Derek looked at him. His expression was very still in the way it got when he was processing something he hadn't anticipated.
"About the plants specifically," Avery said, because he was kind and also a coward.
"Right," Derek said. "Yes."
"Specifically the talking-to-plants thing," Avery said. "Which is what I said."
"That's what you said," Derek agreed.
"Great," Avery said. "Good. We've clarified that."
"We have," Derek said.
They stood at the windowsill in the morning light, shoulder to shoulder, not quite looking at each other and not quite not looking at each other, and the plants grew at their own rates, and Hastur leaned slightly toward the light, and the seed pot waited with its patient underground potential, and neither of them said anything else for a while.
They didn't need to.
On day eleven, a hair-thin thread of green pushed through the surface of the soil.
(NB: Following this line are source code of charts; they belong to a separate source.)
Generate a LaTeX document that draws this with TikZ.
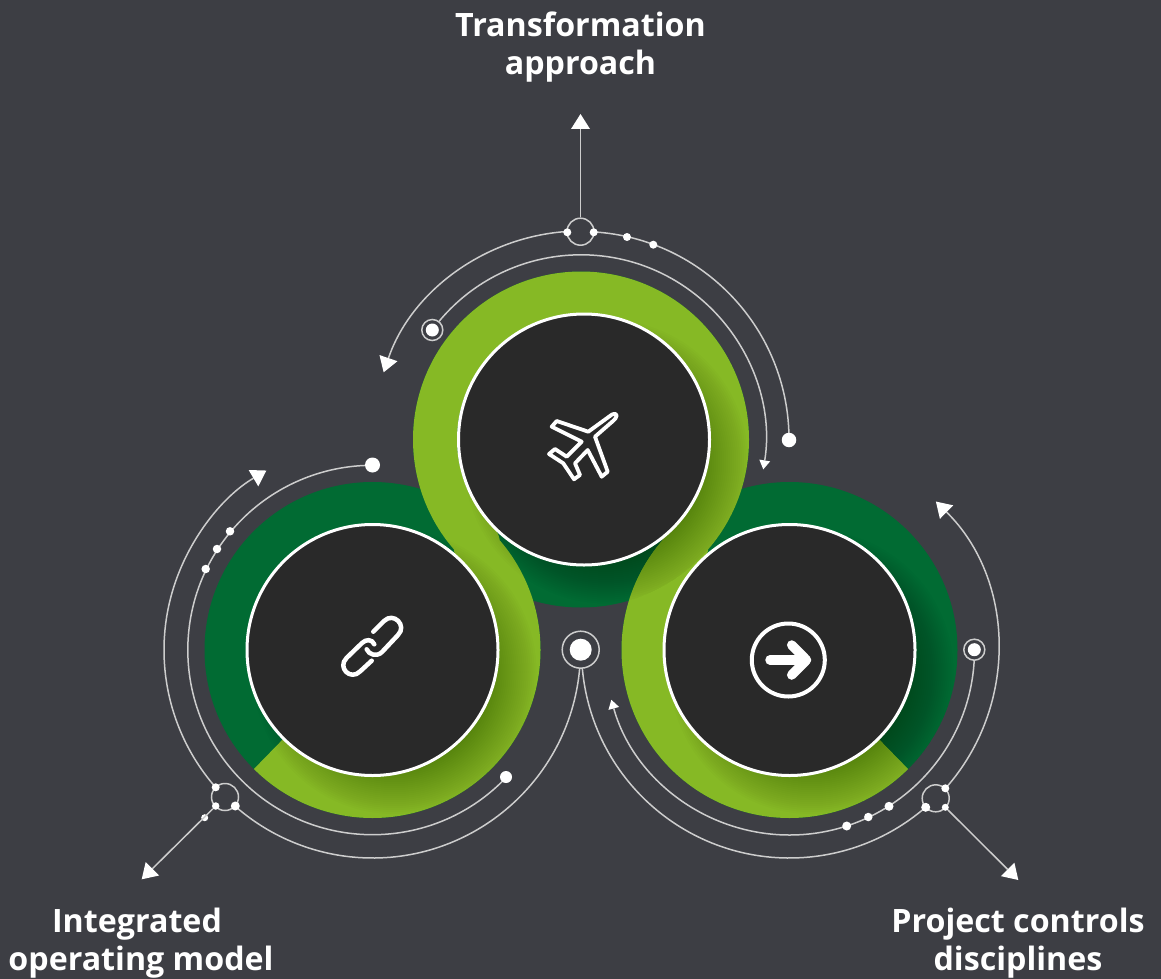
\documentclass[tikz,border=0pt]{standalone}
\usepackage{fontspec}
\setmainfont{Open Sans}
\usetikzlibrary{arrows.meta,calc}
\definecolor{bgc}{HTML}{3D3E44}
\definecolor{lightg}{HTML}{86B925}
\definecolor{darkg}{HTML}{016B33}
\definecolor{discc}{HTML}{292929}
\definecolor{linec}{HTML}{CDCDCD}
\tikzset{
  wire/.style={draw=linec,line width=1.5pt},
  bigtip/.style={-{Triangle[length=15pt,width=19pt,color=white,fill=white,line width=0pt]}},
  smalltip/.style={-{Triangle[length=9pt,width=11pt,color=white,fill=white,line width=0pt]}},
  ringg/.style={fill=darkg,draw=none},
  bandg/.style={draw=lightg,line width=44pt,line join=round},
  discn/.style={circle,fill=discc,draw=white,line width=3pt,minimum size=251pt,inner sep=0pt},
  dotn/.style={circle,fill=white,draw=none,inner sep=0pt,minimum size=#1},
  hubn/.style={circle,fill=bgc,draw=linec,line width=1.5pt,inner sep=0pt,minimum size=#1},
  hollown/.style={circle,draw=linec,line width=1.5pt,inner sep=0pt,minimum size=27pt},
  icon/.style={draw=white,line cap=round,line join=round},
  lab/.style={text=white,font=\fontsize{32.2}{38}\selectfont\bfseries,align=center,inner sep=0pt,anchor=center},
}
\newcommand{\arcwire}[5][]{\draw[wire,#1] ([shift={(#4:#3)}]#2) arc[start angle=#4,end angle=#5,radius=#3];}
\newcommand{\discshadow}[2]{%
  \begin{scope}
    \clip (#1) circle[radius=168];
    \foreach \r in {96,98,...,142}{\fill[black,fill opacity=0.0105] ($(#2)+(22,-22)$) circle[radius=\r];}
  \end{scope}}
\begin{document}
\begin{tikzpicture}[x=1pt,y=1pt]
\fill[bgc] (0,0) rectangle (1161,-979);
\useasboundingbox (0,0) rectangle (1161,-979);
\coordinate (cT) at (581,-439.5);
\coordinate (cL) at (372.5,-650);
\coordinate (cR) at (789.5,-650);
\coordinate (dT) at (584,-439.5);
% rings
\fill[ringg] (cL) circle[radius=168];
\fill[ringg] (cR) circle[radius=168];
\fill[ringg] (cT) circle[radius=168];
\draw[bandg] ([shift={(225:146)}]cL) arc[start angle=225,end angle=405,radius=146]
  -- ([shift={(225:146)}]cT) arc[start angle=225,end angle=-45,radius=146]
  -- ([shift={(135:146)}]cR) arc[start angle=135,end angle=315,radius=146];
\discshadow{cL}{cL}
\discshadow{cR}{cR}
\discshadow{cT}{dT}
% discs
\node[discn] (discT) at (dT) {};
\node[discn] (discL) at (cL) {};
\node[discn] (discR) at (cR) {};
% top wires
\arcwire[]{cT}{208}{0}{86.5}
\arcwire[bigtip]{cT}{208.5}{93.5}{161.2}
\arcwire[smalltip]{cT}{184.7}{143.6}{-9.3}
% left wires
\arcwire[]{cL}{208}{-5.2}{-131.4}
\arcwire[bigtip]{cL}{208.5}{-138.8}{-239.4}
\arcwire[]{cL}{184.7}{-43.6}{-270}
% right wires
\arcwire[]{cR}{208}{185.2}{310.9}
\arcwire[bigtip]{cR}{208.5}{-41.6}{45.4}
\arcwire[smalltip]{cR}{185}{-3}{-164.4}
% hubs top
\node[hollown] (hubT) at (580.5,-231.7) {};
\node[dotn=8pt] (t1) at (567.3,-232.3) {};
\node[dotn=8pt] (t2) at (593.7,-232.3) {};
\node[dotn=8pt] (t3) at (627,-237) {};
\node[dotn=8pt] (t4) at (653.3,-244.7) {};
\node[dotn=14.5pt] (endT) at (789,-440) {};
\node[hubn=21pt] (ringT) at (432.3,-330) {};
\node[dotn=13pt] (ringTd) at (432.3,-330) {};
\coordinate (tipT) at (580.5,-114);
\draw[wire,bigtip] (hubT) -- (tipT);
% hubs left
\node[hollown] (hubL) at (225,-797) {};
\node[dotn=8pt] (l1) at (215.7,-787.3) {};
\node[dotn=7.5pt] (l2) at (215.7,-806) {};
\node[dotn=9pt] (l3) at (235.3,-806) {};
\node[dotn=7pt] (l4) at (204.7,-817.7) {};
\node[dotn=8.5pt] (l5) at (205.7,-569) {};
\node[dotn=8.5pt] (l6) at (217,-549) {};
\node[dotn=8.5pt] (l7) at (230,-531.3) {};
\node[dotn=15pt] (endL) at (372.5,-465) {};
\node[dotn=12pt] (endL2) at (506,-777) {};
\coordinate (tipL) at (141.7,-879.3);
\draw[wire,bigtip] (l2) -- (tipL);
% hubs right
\node[hollown] (hubR) at (935.7,-798.3) {};
\node[dotn=8pt] (r1) at (945.3,-788.3) {};
\node[dotn=7pt] (r2) at (945.3,-807.3) {};
\node[dotn=9pt] (r3) at (925.7,-807.3) {};
\node[dotn=9pt] (r4) at (889,-806.3) {};
\node[dotn=8.5pt] (r5) at (868.3,-817) {};
\node[dotn=9pt] (r6) at (846.7,-826) {};
\node[hubn=21pt] (ringR) at (974.3,-649.7) {};
\node[dotn=13pt] (ringRd) at (974.3,-649.7) {};
\coordinate (tipR) at (1018.3,-880);
\draw[wire,bigtip] (r2) -- (tipR);
% centre
\node[hubn=37pt] (hubC) at (580.7,-649.7) {};
\node[dotn=22pt] (hubCd) at (580.7,-649.7) {};
% plane icon
\draw[icon,line width=3.8pt] (612,-414.5) -- (588.3,-431.7) -- (556.7,-421) -- (551.7,-426.7) -- (581.7,-441.7) -- (566.7,-456.7) -- (555,-449) -- (549,-454) -- (563.3,-463.3) -- (574,-479.3) -- (580,-475) -- (575,-463.3) -- (587.7,-450) -- (601.7,-476.7) -- (607.7,-471.7) -- (595,-436.7) -- (613,-421) .. controls (617,-418) and (619,-412) .. (612,-414.5) -- cycle;
% link icon
\draw[icon,line width=4.5pt] (373.3,-631.7) -- (384,-621) .. controls (393.5,-611.5) and (407.5,-625.5) .. (398,-635) -- (382,-652) .. controls (377,-657) and (369,-655) .. (366.7,-649.3);
\draw[icon,line width=4.5pt] (371.7,-660.7) -- (360,-671.5) .. controls (350.5,-681) and (337,-667.5) .. (346.5,-658) -- (362,-643) .. controls (366,-639) and (372,-639) .. (374.3,-644.3);
% arrow icon
\node[circle,draw=white,line width=4pt,inner sep=0pt,minimum size=73pt] (arrowring) at (788.3,-660) {};
\draw[icon,line width=9.5pt] (770,-660) -- (806,-660);
\draw[icon,line width=9.5pt] (791.7,-645) -- (806.5,-660) -- (791.7,-675);
% labels
\node[lab] (labT) at (580.5,-47) {Transformation\\approach};
\node[lab] (labL) at (141,-943.5) {Integrated\kern8pt\\operating model};
\node[lab] (labR) at (1018,-943.5) {Project controls\\disciplines};
\end{tikzpicture}
\end{document}
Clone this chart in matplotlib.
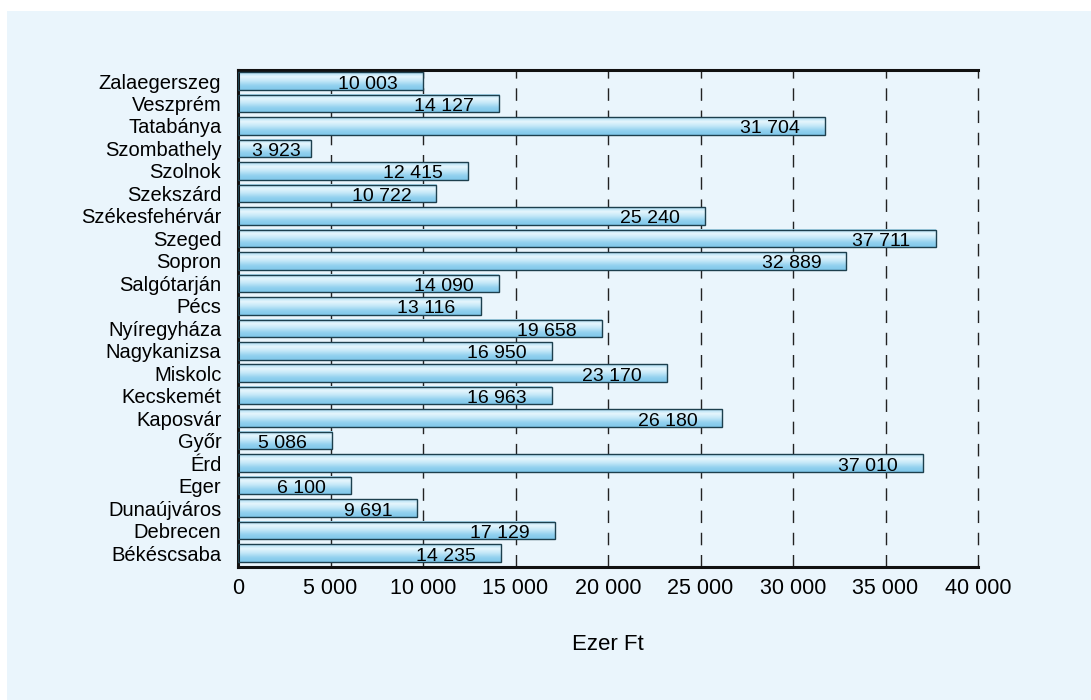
import numpy as np
import matplotlib.pyplot as plt
from matplotlib.patches import Rectangle
from matplotlib.colors import LinearSegmentedColormap
from matplotlib.ticker import FuncFormatter, MultipleLocator

# data (bottom to top)
cities = ['Békéscsaba', 'Debrecen', 'Dunaújváros', 'Eger', 'Érd', 'Győr',
          'Kaposvár', 'Kecskemét', 'Miskolc', 'Nagykanizsa', 'Nyíregyháza',
          'Pécs', 'Salgótarján', 'Sopron', 'Szeged', 'Székesfehérvár',
          'Szekszárd', 'Szolnok', 'Szombathely', 'Tatabánya', 'Veszprém',
          'Zalaegerszeg']
values = [14235, 17129, 9691, 6100, 37010, 5086,
          26180, 16963, 23170, 16950, 19658,
          13116, 14090, 32889, 37711, 25240,
          10722, 12415, 3923, 31704, 14127,
          10003]

bg = '#eaf5fc'
plt.rcParams['font.family'] = ['Liberation Sans', 'DejaVu Sans']

def fmt(v):
    return f'{int(v):,}'.replace(',', ' ')

fig = plt.figure(figsize=(10.91, 7), dpi=100, facecolor='white')
fig.patches.append(Rectangle((7/1091, 0), 1, 1 - 11/700, transform=fig.transFigure,
                             facecolor=bg, edgecolor='none', zorder=-10))
ax = fig.add_axes([238/1091, 1 - 567/700, 740/1091, 497/700])
ax.set_facecolor(bg)

y = np.arange(len(cities))
h = 0.78
grad = LinearSegmentedColormap.from_list('g', ['#a8dcf3', '#e6f6fd', '#c2e7f8', '#93d1ef', '#7fc7ea'])
img = np.linspace(0, 1, 64).reshape(-1, 1)

bars = ax.barh(y, values, height=h, facecolor='none', edgecolor='#1d3f4d', linewidth=1.0, zorder=3)
for b in bars:
    x0, y0 = b.get_x(), b.get_y()
    ax.imshow(img, cmap=grad, aspect='auto', origin='upper', zorder=2,
              extent=[x0, x0 + b.get_width(), y0, y0 + b.get_height()])

# value labels
for yi, v in zip(y, values):
    if v < 5000:
        ax.annotate(fmt(v), (0, yi), xytext=(14, -3), textcoords='offset pixels',
                    ha='left', va='center', fontsize=14, zorder=4)
    else:
        ax.annotate(fmt(v), (v, yi), xytext=(-25, -3), textcoords='offset pixels',
                    ha='right', va='center', fontsize=14, zorder=4)

ax.set_xlim(0, 40000)
ax.set_ylim(-0.62, len(cities) - 0.51)
ax.set_yticks(y)
ax.set_yticklabels(cities, fontsize=14.5)
ax.xaxis.set_major_locator(MultipleLocator(5000))
ax.xaxis.set_major_formatter(FuncFormatter(lambda v, p: fmt(v)))
ax.tick_params(axis='x', labelsize=15.5, length=0, pad=8)
ax.tick_params(axis='y', length=0, pad=12)
ax.grid(axis='x', color='#222222', linestyle=(0, (9, 7)), linewidth=1.0, zorder=1)
for gl in ax.get_xgridlines():
    gl.set_clip_on(False)
ax.set_axisbelow(True)

for s in ['top', 'bottom', 'left']:
    ax.spines[s].set_linewidth(2.2)
    ax.spines[s].set_color('#111111')
ax.spines['right'].set_visible(False)

ax.set_xlabel('Ezer Ft', fontsize=16, labelpad=25)

fig.savefig('out.png', dpi=100, facecolor=fig.get_facecolor())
Derek noticed it first. He came and got Avery from the other room with the energy of someone trying to be calm about something they were not calm about, which on Derek manifested as a very slightly accelerated walk and a sentence that came out flatter than usual. "The seeds," he said. "Come look."
Avery came and looked.
It was very small. It was the smallest green thing Avery had ever seen, a tiny pale thread barely distinguishable from the soil it came from, with the very earliest suggestion of two leaves beginning at the tip. It looked, objectively, like almost nothing.
It was the most Derek had looked like he was trying not to smile since Avery had known him.
"One day late," Derek said, neutrally.
"Germination timelines vary," Avery said.
Derek looked at him.
"You said that," Avery said. "Eight days ago."
"I know," Derek said. He looked back at the seedling. He crouched slightly to be level with it and looked at it with the focused attention he gave all things he had decided mattered, and Avery leaned in the doorway and watched him and felt the warm thing at full volume, and did not try to be normal about it at all.
"Hi," Derek said, to the seedling, quietly. "You're late. But you're here."
He reached out and very gently, with one finger, adjusted the angle of the pot.
"That's enough," he said. "For now."
Avery pressed the back of his hand against his mouth.
He was experiencing so many feelings about this.
He had never been less fine in his life.
He was the most fine he had ever been.
Later that day Avery would film, quietly and without announcing it, seventeen seconds of Derek standing at the windowsill misting the fern and simultaneously telling Hastur that he was being smug again and it wasn't a good look. He would post it with no caption. It would get four million views. The top comment would be "this man talked to an eldritch god in minecraft for fifteen hours straight and now he argues with a succulent" with 200,000 likes. The second top comment would be from AveryTheMayo's account: "the succulent started it." The third top comment would be from D3rLord3Returns: "I would like the record to reflect that Hastur is being smug and someone needs to say it." Avery would screenshot this and set it as his phone wallpaper and not tell Derek for three weeks.